DreamGaussian: Generative Gaussian Splatting for Efficient 3D Content Creation
Jiaxiang Tang · Jiawei Ren · Hang Zhou · Ziwei Liu · Gang Zeng
Recent advances in 3D content creation mostly leverage optimization-based 3D generation via score distillation sampling (SDS).Though promising results have been exhibited, these methods often suffer from slow per-sample optimization, limiting their practical usage. In this paper, we propose DreamGaussian, a novel 3D content generation framework that achieves both efficiency and quality simultaneously.

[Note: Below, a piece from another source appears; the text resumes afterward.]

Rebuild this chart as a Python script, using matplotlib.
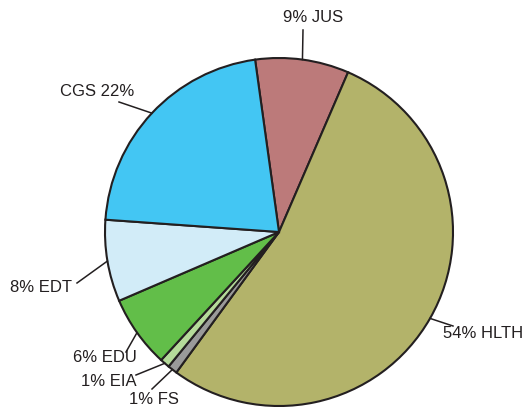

Our key insight is to design a generative 3D Gaussian Splatting model with companioned mesh extraction and texture refinement in UV space.In contrast to the occupancy pruning used in Neural Radiance Fields, we demonstrate that the progressive densification of 3D Gaussians converges significantly faster for 3D generative tasks.To further enhance the texture quality and facilitate downstream applications, we introduce an efficient algorithm to convert 3D Gaussians into textured meshes and apply a fine-tuning stage to refine the details.Extensive experiments demonstrate the superior efficiency and competitive generation quality of our proposed approach.Notably, DreamGaussian produces high-quality textured meshes in just 2 minutes from a single-view image, achieving approximately 10 times acceleration compared to existing methods.